Analytical modeling and simulation of lattice-matched Ferro PZT AlGaN/GaN MOSHEMT for high-power and RF/Microwave applications

We present an analytical model for Ferro PZT Al2O3/AlGaN/AlN/GaN MOSHEMT involving the solution of Poisson and Schrodinger equations. This analytical model covers most of the operating regimes of the Ferro PZT MOSHEMT. The two-dimensional electron gas (2-DEG) sheet charge density (n(s)), threshold voltage (V-th), drain current (I-ds), gate capacitance (C-gs and C-gd), and unit gain cutoff frequency(f(T)) model equations are presented and simulated with MATLAB tool.
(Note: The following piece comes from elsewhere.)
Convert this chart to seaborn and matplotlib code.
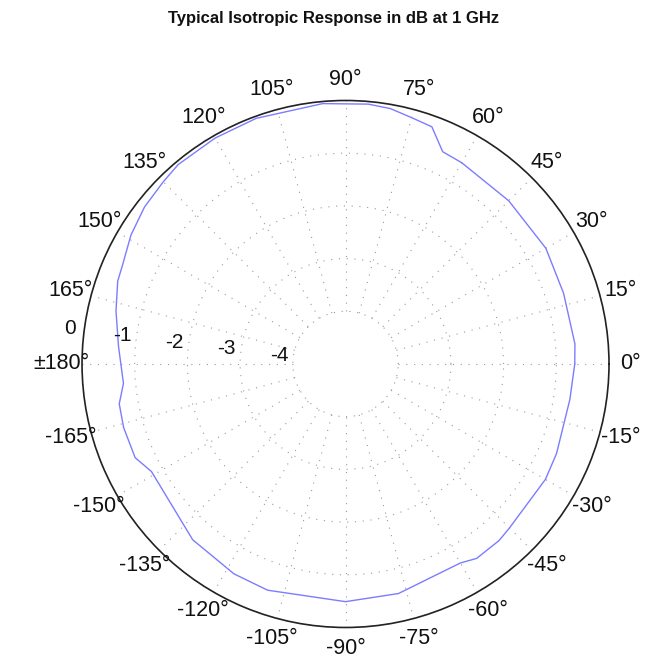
"""Polar plot of the typical isotropic response at 1 GHz (dB)."""

import matplotlib
matplotlib.use("Agg")
import matplotlib.pyplot as plt
import numpy as np
import seaborn as sns

TITLE = "Typical Isotropic Response in dB at 1 GHz"

# measured vertices: angle in degrees, level in dB
angle_deg = [0, 5, 18, 30, 45, 60, 65.4, 70, 75, 80, 85, 95, 110, 120, 130,
             135, 142, 149, 156, 160, 167, 175.6, 185, 190, 196, 204, 209,
             229, 242, 251, 270, 283, 300, 304, 311, 315, 330, 337, 351, 360]
level_db = [-0.65, -0.63, -0.65, -0.61, -0.62, -0.59, -0.57, -0.21, -0.16,
            -0.08, -0.05, -0.04, -0.04, -0.05, -0.06, -0.11, -0.16, -0.25,
            -0.37, -0.40, -0.53, -0.68, -0.77, -0.64, -0.62, -0.63, -0.79,
            -0.58, -0.49, -0.46, -0.49, -0.53, -0.64, -0.55, -0.56, -0.60,
            -0.62, -0.65, -0.69, -0.65]

r_ticks = [-4, -3, -2, -1, 0]
r_labels = ["-4", "-3", "-2", "-1", "0"]
theta_ticks = list(range(0, 360, 15))
theta_labels = ["0°", "15°", "30°", "45°", "60°", "75°", "90°", "105°", "120°",
                "135°", "150°", "165°", "±180°", "-165°", "-150°", "-135°",
                "-120°", "-105°", "-90°", "-75°", "-60°", "-45°", "-30°", "-15°"]

GRID_KW = dict(color="#9a9a9a", linestyle=(0, (1, 6)), linewidth=0.8)

sns.set_theme(style="white")
plt.rcParams["font.family"] = ["Liberation Sans", "DejaVu Sans"]

fig = plt.figure(figsize=(6.51, 6.63), dpi=100)
ax = fig.add_axes([0.126, 0.0535, 0.8095, 0.795], projection="polar")
ax.set_theta_zero_location("E")
ax.set_theta_direction(1)

ax.set_rlim(-5, 0)
ax.set_yticks(r_ticks)
ax.set_yticklabels([])
ax.set_xticks(np.deg2rad(theta_ticks))
ax.set_xticklabels([])
ax.xaxis.grid(False)
ax.yaxis.grid(True, **GRID_KW)

# spokes start at the innermost ring, the centre stays clear
for t in theta_ticks:
    ax.plot([np.deg2rad(t)] * 2, [r_ticks[0], r_ticks[-1]], zorder=1, **GRID_KW)

theta = np.deg2rad(angle_deg)
sns.lineplot(x=theta, y=level_db, sort=False, estimator=None, ax=ax,
             color="#7c7cff", linewidth=1.0, zorder=3)

ax.tick_params(axis="x", direction="in", length=5, width=0.9, colors="#333333")
ax.spines["polar"].set_color("#222222")
ax.spines["polar"].set_linewidth(1.2)

for t, lab in zip(theta_ticks, theta_labels):
    ax.text(np.deg2rad(t), 0.40, lab, ha="center", va="center",
            fontsize=15.5, color="#111111", clip_on=False)

for rv, lab in zip(r_ticks, r_labels):
    ax.text(np.deg2rad(172.7), rv + 0.27, lab, ha="center", va="center",
            fontsize=15, color="#111111", clip_on=False)

fig.text(0.513, 0.972, TITLE, ha="center", va="center", fontsize=12,
         fontweight="bold", color="#111111")

fig.savefig("out.png", dpi=100)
It is observed that the insertion of the Ferro Pb(Zr, Ti)O-3 PZT (lead zirconium titanate) material can improve the device's performance. The proposed Ferro PZT MOSHEMT model accurately predicts a higher drain current of 1.14 A/mm, a high transconductance of 362 S/mm, a gate-to-source capacitance of 50.99 pF, a gate-to-drain capacitance of 38.25 pF, and high cutoff frequency of 0.033 THz for 20 nm AlGaN barrier layer. The results show good agreement with the TCAD-Atlas simulation and are satisfactory for the different AlGaN barrier layer thicknesses. The generated model and simulation results show the potential of using the Ferro PZT MOSHEMT for high-power and RF/Microwave applications.